_Given exercise_.
Drop the pictures, then extract the listing word for word.

▬▬▬▬▬▬

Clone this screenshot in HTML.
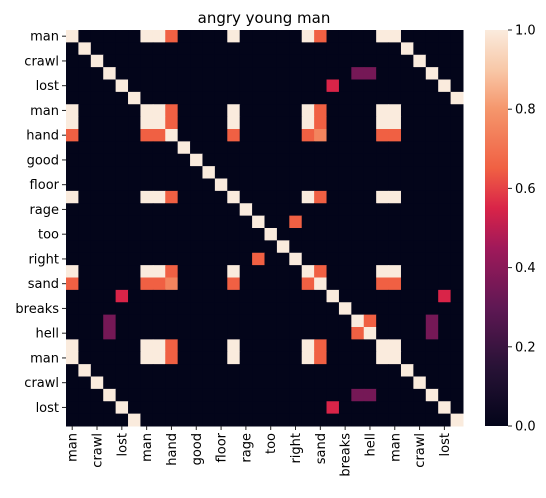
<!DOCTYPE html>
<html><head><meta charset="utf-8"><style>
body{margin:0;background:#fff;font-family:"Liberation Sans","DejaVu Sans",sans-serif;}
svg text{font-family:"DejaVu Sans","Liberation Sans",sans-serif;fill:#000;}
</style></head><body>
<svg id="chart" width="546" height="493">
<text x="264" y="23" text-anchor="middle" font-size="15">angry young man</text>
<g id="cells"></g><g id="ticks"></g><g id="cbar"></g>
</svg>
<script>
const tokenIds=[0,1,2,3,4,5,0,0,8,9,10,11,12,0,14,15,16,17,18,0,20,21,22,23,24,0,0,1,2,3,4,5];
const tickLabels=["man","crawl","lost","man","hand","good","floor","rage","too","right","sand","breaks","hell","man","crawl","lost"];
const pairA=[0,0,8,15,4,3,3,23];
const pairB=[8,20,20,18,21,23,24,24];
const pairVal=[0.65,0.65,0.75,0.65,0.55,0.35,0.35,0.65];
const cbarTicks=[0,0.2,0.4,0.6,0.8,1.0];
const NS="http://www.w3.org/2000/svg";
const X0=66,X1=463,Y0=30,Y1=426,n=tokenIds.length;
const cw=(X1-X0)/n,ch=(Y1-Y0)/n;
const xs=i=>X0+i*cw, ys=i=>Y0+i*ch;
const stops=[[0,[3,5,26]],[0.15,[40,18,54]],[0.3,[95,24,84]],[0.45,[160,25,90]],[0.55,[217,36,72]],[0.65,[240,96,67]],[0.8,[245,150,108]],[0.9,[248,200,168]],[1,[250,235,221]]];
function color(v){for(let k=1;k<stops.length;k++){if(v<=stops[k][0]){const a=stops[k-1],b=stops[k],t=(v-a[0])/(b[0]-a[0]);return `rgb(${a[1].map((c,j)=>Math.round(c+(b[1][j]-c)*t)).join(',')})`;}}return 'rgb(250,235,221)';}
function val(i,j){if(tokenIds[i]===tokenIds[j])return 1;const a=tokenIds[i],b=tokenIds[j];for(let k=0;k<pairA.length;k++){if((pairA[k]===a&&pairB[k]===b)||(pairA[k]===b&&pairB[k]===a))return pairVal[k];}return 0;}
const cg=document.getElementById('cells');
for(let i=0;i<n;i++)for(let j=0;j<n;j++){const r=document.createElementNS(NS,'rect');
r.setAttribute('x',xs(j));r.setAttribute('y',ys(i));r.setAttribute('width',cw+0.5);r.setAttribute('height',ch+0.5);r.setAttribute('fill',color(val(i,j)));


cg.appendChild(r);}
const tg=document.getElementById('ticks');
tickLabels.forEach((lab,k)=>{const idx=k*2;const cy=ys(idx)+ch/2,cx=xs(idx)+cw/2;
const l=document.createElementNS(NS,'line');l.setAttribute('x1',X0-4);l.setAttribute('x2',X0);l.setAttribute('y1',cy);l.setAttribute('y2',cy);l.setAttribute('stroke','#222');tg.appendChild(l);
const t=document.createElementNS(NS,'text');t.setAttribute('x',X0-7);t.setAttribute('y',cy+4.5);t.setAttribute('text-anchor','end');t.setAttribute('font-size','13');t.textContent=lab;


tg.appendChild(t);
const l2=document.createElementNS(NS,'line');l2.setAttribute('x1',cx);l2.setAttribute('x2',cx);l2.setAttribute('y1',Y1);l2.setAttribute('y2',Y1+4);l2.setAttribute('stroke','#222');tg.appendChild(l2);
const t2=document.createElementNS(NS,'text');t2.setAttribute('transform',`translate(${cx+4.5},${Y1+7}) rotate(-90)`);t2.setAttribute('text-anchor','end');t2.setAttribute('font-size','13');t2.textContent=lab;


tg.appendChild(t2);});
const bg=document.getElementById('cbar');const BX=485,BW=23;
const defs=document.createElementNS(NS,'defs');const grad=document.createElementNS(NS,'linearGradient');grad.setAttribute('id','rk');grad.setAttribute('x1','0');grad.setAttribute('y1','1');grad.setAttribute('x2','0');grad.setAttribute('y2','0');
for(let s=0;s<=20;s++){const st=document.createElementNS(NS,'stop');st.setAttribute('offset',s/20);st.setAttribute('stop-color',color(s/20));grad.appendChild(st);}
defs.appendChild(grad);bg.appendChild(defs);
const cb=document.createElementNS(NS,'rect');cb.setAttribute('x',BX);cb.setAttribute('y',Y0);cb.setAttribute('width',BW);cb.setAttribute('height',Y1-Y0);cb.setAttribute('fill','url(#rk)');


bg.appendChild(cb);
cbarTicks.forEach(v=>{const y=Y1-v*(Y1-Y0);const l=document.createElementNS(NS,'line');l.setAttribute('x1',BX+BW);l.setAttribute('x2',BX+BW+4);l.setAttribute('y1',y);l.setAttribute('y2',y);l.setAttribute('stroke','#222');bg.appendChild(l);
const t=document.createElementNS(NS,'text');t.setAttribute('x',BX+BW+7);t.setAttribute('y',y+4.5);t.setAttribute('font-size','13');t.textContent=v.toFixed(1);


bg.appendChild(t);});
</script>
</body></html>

▬▬▬▬▬▬

_Correct result_.
Clone this screenshot in HTML.
<!DOCTYPE html>
<html><head><meta charset="utf-8"><style>
body{margin:0;background:#fff;font-family:"Liberation Sans","DejaVu Sans",sans-serif;}
svg text{font-family:"DejaVu Sans","Liberation Sans",sans-serif;fill:#000;}
</style></head><body>
<svg id="chart" width="546" height="493">
<text x="264" y="23" text-anchor="middle" font-size="15">angry young man</text>
<g id="cells"></g><g id="ticks"></g><g id="cbar"></g>
</svg>
<script>
const tokenIds=[0,1,2,3,4,5,0,0,8,9,10,11,12,0,14,15,16,17,18,0,20,21,22,23,24,0,0,1,2,3,4,5];
const tickLabels=["man","crawl","lost","man","hand","good","floor","rage","too","right","sand","breaks","hell","man","crawl","lost"];
const pairA=[0,0,8,15,4,3,3,23];
const pairB=[8,20,20,18,21,23,24,24];
const pairVal=[0.65,0.65,0.75,0.65,0.55,0.35,0.35,0.65];
const cbarTicks=[0,0.2,0.4,0.6,0.8,1.0];
const NS="http://www.w3.org/2000/svg";
const X0=66,X1=463,Y0=30,Y1=426,n=tokenIds.length;
const cw=(X1-X0)/n,ch=(Y1-Y0)/n;
const xs=i=>X0+i*cw, ys=i=>Y0+i*ch;
const stops=[[0,[3,5,26]],[0.15,[40,18,54]],[0.3,[95,24,84]],[0.45,[160,25,90]],[0.55,[217,36,72]],[0.65,[240,96,67]],[0.8,[245,150,108]],[0.9,[248,200,168]],[1,[250,235,221]]];
function color(v){for(let k=1;k<stops.length;k++){if(v<=stops[k][0]){const a=stops[k-1],b=stops[k],t=(v-a[0])/(b[0]-a[0]);return `rgb(${a[1].map((c,j)=>Math.round(c+(b[1][j]-c)*t)).join(',')})`;}}return 'rgb(250,235,221)';}
function val(i,j){if(tokenIds[i]===tokenIds[j])return 1;const a=tokenIds[i],b=tokenIds[j];for(let k=0;k<pairA.length;k++){if((pairA[k]===a&&pairB[k]===b)||(pairA[k]===b&&pairB[k]===a))return pairVal[k];}return 0;}
const cg=document.getElementById('cells');
for(let i=0;i<n;i++)for(let j=0;j<n;j++){const r=document.createElementNS(NS,'rect');
r.setAttribute('x',xs(j));r.setAttribute('y',ys(i));r.setAttribute('width',cw+0.5);r.setAttribute('height',ch+0.5);r.setAttribute('fill',color(val(i,j)));


cg.appendChild(r);}
const tg=document.getElementById('ticks');
tickLabels.forEach((lab,k)=>{const idx=k*2;const cy=ys(idx)+ch/2,cx=xs(idx)+cw/2;
const l=document.createElementNS(NS,'line');l.setAttribute('x1',X0-4);l.setAttribute('x2',X0);l.setAttribute('y1',cy);l.setAttribute('y2',cy);l.setAttribute('stroke','#222');tg.appendChild(l);
const t=document.createElementNS(NS,'text');t.setAttribute('x',X0-7);t.setAttribute('y',cy+4.5);t.setAttribute('text-anchor','end');t.setAttribute('font-size','13');t.textContent=lab;


tg.appendChild(t);
const l2=document.createElementNS(NS,'line');l2.setAttribute('x1',cx);l2.setAttribute('x2',cx);l2.setAttribute('y1',Y1);l2.setAttribute('y2',Y1+4);l2.setAttribute('stroke','#222');tg.appendChild(l2);
const t2=document.createElementNS(NS,'text');t2.setAttribute('transform',`translate(${cx+4.5},${Y1+7}) rotate(-90)`);t2.setAttribute('text-anchor','end');t2.setAttribute('font-size','13');t2.textContent=lab;


tg.appendChild(t2);});
const bg=document.getElementById('cbar');const BX=485,BW=23;
const defs=document.createElementNS(NS,'defs');const grad=document.createElementNS(NS,'linearGradient');grad.setAttribute('id','rk');grad.setAttribute('x1','0');grad.setAttribute('y1','1');grad.setAttribute('x2','0');grad.setAttribute('y2','0');
for(let s=0;s<=20;s++){const st=document.createElementNS(NS,'stop');st.setAttribute('offset',s/20);st.setAttribute('stop-color',color(s/20));grad.appendChild(st);}
defs.appendChild(grad);bg.appendChild(defs);
const cb=document.createElementNS(NS,'rect');cb.setAttribute('x',BX);cb.setAttribute('y',Y0);cb.setAttribute('width',BW);cb.setAttribute('height',Y1-Y0);cb.setAttribute('fill','url(#rk)');


bg.appendChild(cb);
cbarTicks.forEach(v=>{const y=Y1-v*(Y1-Y0);const l=document.createElementNS(NS,'line');l.setAttribute('x1',BX+BW);l.setAttribute('x2',BX+BW+4);l.setAttribute('y1',y);l.setAttribute('y2',y);l.setAttribute('stroke','#222');bg.appendChild(l);
const t=document.createElementNS(NS,'text');t.setAttribute('x',BX+BW+7);t.setAttribute('y',y+4.5);t.setAttribute('font-size','13');t.textContent=v.toFixed(1);


bg.appendChild(t);});
</script>
</body></html>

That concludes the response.